On the 56th Anniversary of Its Burning: Al-Aqsa Between Zionist Fire and the Nation’s Silence
The fire of August 21, 1969 never truly went out. It became an ongoing plan devouring Jerusalem and Palestine each day. That blaze was not an isolated crime but a Zionist decision—a declaration of war on the holiest sanctuary of the Muslim nation. On that day, the sons of Palestine stood alone, encircling the flames and defending their mihrab, while the armies and peoples of the wider Ummah were absent from the battlefield.
Today, more than half a century later, Al-Aqsa repeats its cry: either the nation rises, or the enemy will continue burning the land and its sanctities without restraint.

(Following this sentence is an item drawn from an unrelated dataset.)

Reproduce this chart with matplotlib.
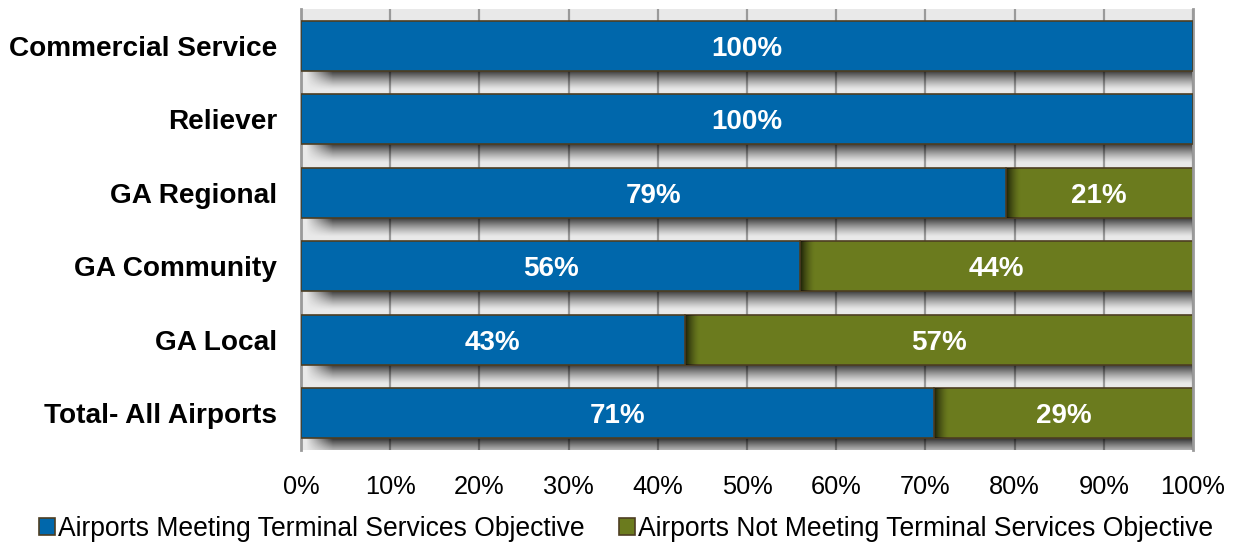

A Crime Never Forgotten: When the First Qibla Burned
On Thursday, Jumada al-Akhirah 8, 1389 AH (August 21, 1969 CE), the Zionist enemy committed a heinous crime that shook Muslim hearts: the burning of the blessed Al-Aqsa Mosque. Flames consumed the southeastern section, destroying the historic pulpit from which Salah al-Din once delivered his sermons, and inflicting massive damage on its mihrab and roof.
The fire was no mere incident. It was a turning point that exposed the limitless scope of the Zionist project. Targeting the First Qibla and the third holiest mosque in Islam has always been a central goal in the occupier’s ideology, even before the establishment of its usurping entity.
An Old Plot: The Temple on the Ruins of Al-Aqsa
Even before the Zionist entity was born in 1948, Jewish intellectual circles declared their intent to demolish Al-Aqsa and build the so-called “Temple.” In the Jewish Encyclopedia (London, 1904), it was written: “The Jews are uniting their resolve to march upon Jerusalem and restore worship in the Temple.”
During the British Mandate in Palestine, leaders of the Zionist movement openly demanded control of the Haram al-Sharif. A Jewish British minister even declared that the day of rebuilding the Temple was very near and that he would dedicate his life to it. With the declaration of Israel in 1948, those words turned into actions: confiscations, excavations, Judaization, and unprecedented boldness that reached its peak with the full occupation of Jerusalem in 1967.
Incitement and Preparations for the Blaze
Less than a month before the crime, Zionist newspapers published inflammatory articles calling openly for the removal of Al-Aqsa. La Merhav wrote: “The Islamic sanctities must be seized, no matter the cost.”
At the same time, the occupier escalated its measures—demolishing adjacent waqf properties, seizing Bab al-Maghariba, sending its soldiers into the mosque compound with their boots, and beginning dangerous excavations under its foundations, reaching depths of 40 feet and threatening its collapse.
The Day of the Crime: Flames Engulf Al-Aqsa
On August 21, 1969, Australian extremist settler Michael Dennis Rohan, backed by the occupation authorities, stormed the mosque and set fires within. The eastern halls of Al-Aqsa blazed, and the flames devoured the pulpits of Nur al-Din and Salah al-Din. Meanwhile, the Zionist authorities cut off water supplies to the area and prevented Arab fire trucks from reaching the site.
But the Palestinians performed an epic rescue, rushing with courage to contain the blaze and prevent the mosque from being consumed entirely. Despite the clarity of the crime, the Zionist regime fabricated a mock trial for the criminal, eventually acquitting him and deporting him back to Australia, as if he had not torched Islam’s First Qibla!
Yesterday’s Silence… Today’s Crimes
Fifty-six years later, it is clear that the burning of Al-Aqsa was only the beginning of an ongoing series of crimes: daily incursions, Talmudic prayers in its courtyards, Judaization of its surroundings, and relentless excavations beneath its foundations.
The Islamic Jihad Movement emphasized: “The silence of Arabs and Muslims at that time paved the way for today’s crimes. Had the Ummah acted with historical responsibility then, we would not be facing the declaration of ‘Greater Israel’ today.”
No Legitimacy for the Enemy… The Voice of Resistance Rises
Hamas, in its statement, stressed: “The enemy has no sovereignty and no legitimacy over a single inch of Al-Aqsa. Jerusalem will remain the eternal capital of Palestine.” The movement called for serious Arab and Islamic action to halt the occupier’s schemes, turning the anniversary of the fire into a moment for escalating both popular and official anger against the occupation.
Al-Aqsa: A Cause of the Ummah, Not of One Nation Alone
The blessed Al-Aqsa Mosque is not a mere Palestinian concern—it is the cause of the entire Ummah, from besieged Gaza to the West Bank and Jerusalem, and across every Arab and Muslim land. Defending Al-Aqsa is defending identity, dignity, and existence.
If the crime of arson 56 years ago ignited a cry in the heart of the Ummah, today’s ongoing violations demand that its peoples turn that cry into action—writing with their presence and steadfastness the next chapter in the battle for Jerusalem.